Jennie Green and Sarah Chayes are determined women. Instead of living a contented life in the glow of the Ivy Leagues or academia, they are entrepreneurs amid the chaos and violence of Kandahar. Since 2005, they have conducted business while braving death threats. Green and Chayes have gained a following among hawks, journalists, NGOs, expatriates and the military. They also appeal to garden variety peaceniks, whose outlook is questioned as Chayes and Green lay out the complexities of the situation in Afghanistan.
Green works with Chayes who founded the work co-op Arghand International. In November 2009, Green wrote an important eight-page "Note From The Field." Its straightforward manner is devoid of eye-glazing political-journalistic assumptions. Green conveys a shoes-on-the-ground point of view about the latest happenings in Kandahar. What Green noted in this field note last month was a precursor to war journalist Michael Yon's latest dispatch, which details a heavy battle for Kandahar.

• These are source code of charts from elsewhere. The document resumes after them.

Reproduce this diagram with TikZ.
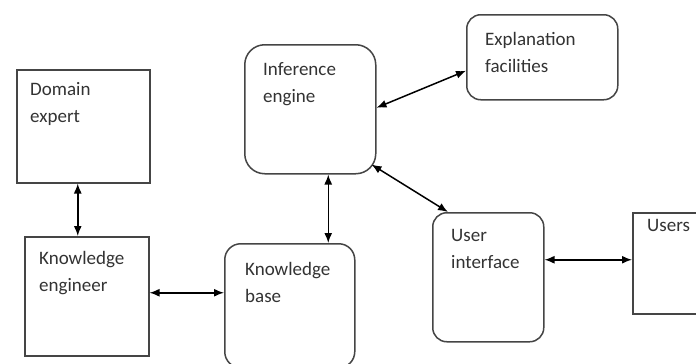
\documentclass[tikz,border=0pt]{standalone}
\usepackage{fontspec}
\setmainfont{Carlito}
\usetikzlibrary{arrows.meta}
\definecolor{edge}{HTML}{454545}
\definecolor{ink}{HTML}{333333}
\tikzset{
  sq/.style={draw=edge, line width=1.5pt, inner sep=0pt, anchor=north west},
  rd/.style={sq, rounded corners=16pt},
  txt/.style={anchor=north west, inner sep=0pt, align=left, text=ink,
    font=\fontsize{19pt}{27pt}\selectfont},
  arr/.style={line width=1.5pt, draw=black,
    {Latex[length=10pt,width=8pt]}-{Latex[length=10pt,width=8pt]}}
}
\begin{document}
\begin{tikzpicture}[x=1pt,y=-1pt]
\clip (0,0) rectangle (696,364);
\fill[white] (0,0) rectangle (696,364);
% boxes
\node[sq, minimum width=133pt, minimum height=113pt] (de) at (16,69) {};
\node[sq, minimum width=124pt, minimum height=119pt] (ke) at (24,236) {};
\node[rd, minimum width=130pt, minimum height=124pt] (kb) at (224,243) {};
\node[rd, rounded corners=20pt, minimum width=131pt, minimum height=129pt] (ie) at (244,44) {};
\node[rd, rounded corners=14pt, minimum width=151pt, minimum height=85pt] (ex) at (466,14) {};
\node[rd, rounded corners=14pt, minimum width=111pt, minimum height=129pt] (ui) at (432,212) {};
\node[sq, minimum width=80pt, minimum height=101pt] (us) at (632,212) {};
% texts
\node[txt] (tde) at ([shift={(14,13)}]de.north west) {Domain\\expert};
\node[txt] (tke) at ([shift={(15,15)}]ke.north west) {Knowledge\\engineer};
\node[txt] (tkb) at ([shift={(21,19)}]kb.north west) {Knowledge\\base};
\node[txt] (tie) at ([shift={(19,18)}]ie.north west) {Inference\\engine};
\node[txt] (tex) at ([shift={(19,18)}]ex.north west) {Explanation\\facilities};
\node[txt] (tui) at ([shift={(19,17)}]ui.north west) {User\\interface};
\node[txt] (tus) at ([shift={(15,7)}]us.north west) {Users};
% connectors
\draw[arr] ([xshift=-5.5pt]de.south) -- ([xshift=-5.5pt]de.south |- ke.north);
\draw[arr] ([yshift=3.5pt]ke.east) -- ([yshift=3.5pt]ke.east -| kb.west);
\draw[arr] ([xshift=18pt]ie.south) -- ([xshift=18pt]ie.south |- kb.north);
\draw[arr] ([yshift=1.5pt]ie.east) -- ([yshift=-13.5pt]ex.west);
\draw[arr] ([shift={(-5,-10)}]ie.south east) -- ([xshift=16pt]ui.north west);
\draw[arr] ([yshift=17.5pt]ui.east) -- ([yshift=17.5pt]ui.east -| us.west);
\end{tikzpicture}
\end{document}
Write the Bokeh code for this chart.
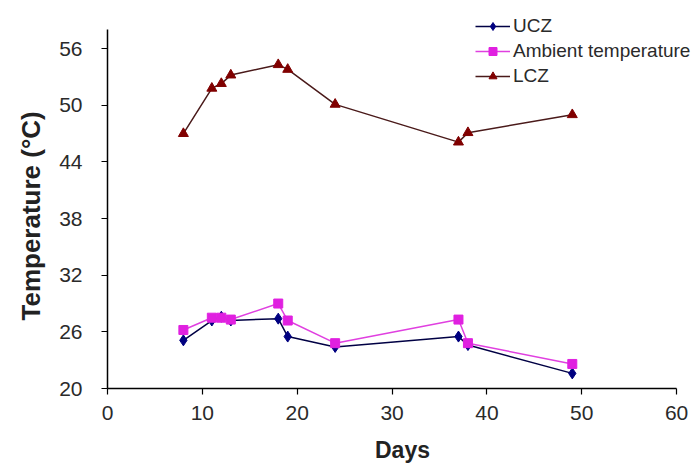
from bokeh.plotting import figure
from bokeh.models import Legend, LegendItem, FixedTicker, Range1d, Title
from bokeh.embed import file_html
from bokeh.resources import INLINE

days = [8, 11, 12, 13, 18, 19, 24, 37, 38, 49]
ucz = [25.1, 27.2, 27.6, 27.2, 27.4, 25.5, 24.4, 25.5, 24.6, 21.6]
ambient = [26.2, 27.5, 27.5, 27.3, 29.0, 27.2, 24.8, 27.3, 24.8, 22.6]
lcz = [47.0, 51.8, 52.3, 53.2, 54.3, 53.8, 50.1, 46.1, 47.1, 49.0]
y_ticks = [20, 26, 32, 38, 44, 50, 56]
x_ticks = [0, 10, 20, 30, 40, 50, 60]

FONT = "Liberation Sans"

p = figure(width=697, height=466, output_backend="svg", toolbar_location=None,
           x_range=Range1d(0, 62.2), y_range=Range1d(20, 61.1),
           min_border_left=107, min_border_right=0, min_border_top=0, min_border_bottom=78)
p.outline_line_color = None
p.xgrid.grid_line_color = None
p.ygrid.grid_line_color = None
p.background_fill_color = "white"
p.border_fill_color = "white"

for ax in (p.xaxis[0], p.yaxis[0]):
    ax.axis_line_color = "black"
    ax.axis_line_width = 1.5
    ax.major_tick_line_color = "black"
    ax.major_tick_line_width = 1.2
    ax.major_tick_out = 6
    ax.major_tick_in = 0
    ax.minor_tick_line_color = None
    ax.major_label_text_font = FONT
    ax.major_label_text_font_size = "21px"
    ax.major_label_text_color = "#2a2a2a"
    ax.axis_label_text_font = FONT
    ax.axis_label_text_font_style = "bold"
    ax.axis_label_text_color = "#222222"

p.xaxis.bounds = (0, 60)
p.yaxis.bounds = (20, 58)
p.xaxis.ticker = FixedTicker(ticks=x_ticks)
p.yaxis.ticker = FixedTicker(ticks=y_ticks)
p.xaxis.axis_label = "Days"
p.xaxis.axis_label_text_font_size = "23px"
p.xaxis.major_label_standoff = 11
p.yaxis.major_label_standoff = 19
p.xaxis.axis_label_standoff = 14

ytitle = Title(text="Temperature (°C)", align="left", offset=68, standoff=21,
               text_font=FONT, text_font_size="26px", text_font_style="bold",
               text_color="#222222")
p.add_layout(ytitle, "left")

l1 = p.line(days, ucz, line_color="#000044", line_width=1.5)
m1 = p.scatter(days, ucz, marker="diamond", size=11, fill_color="#000080", line_color="#000080")
l2 = p.line(days, ambient, line_color="#E040E0", line_width=1.5)
m2 = p.scatter(days, ambient, marker="square", size=9, fill_color="#E020E0", line_color="#E020E0")
l3 = p.line(days, lcz, line_color="#4A1A1A", line_width=1.5)
m3 = p.scatter(days, lcz, marker="triangle", size=10, fill_color="#800000", line_color="#800000")

legend = Legend(items=[
    LegendItem(label="UCZ", renderers=[l1, m1]),
    LegendItem(label="Ambient temperature", renderers=[l2, m2]),
    LegendItem(label="LCZ", renderers=[l3, m3]),
], location=(368, 301))
legend.border_line_color = None
legend.background_fill_alpha = 0
legend.padding = 0
legend.margin = 0
legend.spacing = 3
legend.glyph_width = 35
legend.glyph_height = 20
legend.label_height = 20
legend.label_standoff = 3
legend.label_text_font = FONT
legend.label_text_font_size = "19px"
legend.label_text_color = "#2a2a2a"
p.add_layout(legend, "center")

open("out.html", "w").write(file_html(p, INLINE))
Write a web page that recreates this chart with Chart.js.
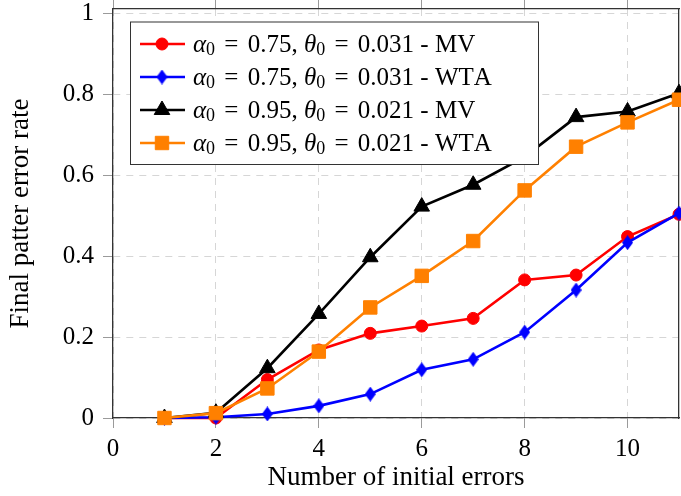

Chayes is the former NPR reporter who grew disenchanted with the way the mainstream media wanted the war reported in 2002. She quit. Chayes wrote a book called The Punishment of Virtue, which chronicles her experiences in Kandahar where she learned the maze of power structures from the local war lords, to the military system. Chayes is now highly sought for her opinions from journalists such as Charlie Rose to high ranking military leaders. While still involved in Arghand, Chayes is at ISAF headquarters in Kabul.
Arghand International is a co-op that provides jobs for 15 local Afghans from the Kandahar area. Chayes and Green founded Arghand to provide an alternate revenue source for men and women with few options. They use locally grown plants to produce oils that go into making creams and hand-formed soaps for export. Their recent progress includes putting locals to work, installing the most powerful solar generator in Kandahar, and producing 1000 kilos of handmade soap for export to the U.S. That they do any of this is an example of fortitude and smarts for what's going on. Their headaches include the Canadians, who abruptly decided not to let Arghand use an APO address earlier this year to ship merchandise inexpensively and safely in and out of the U.S.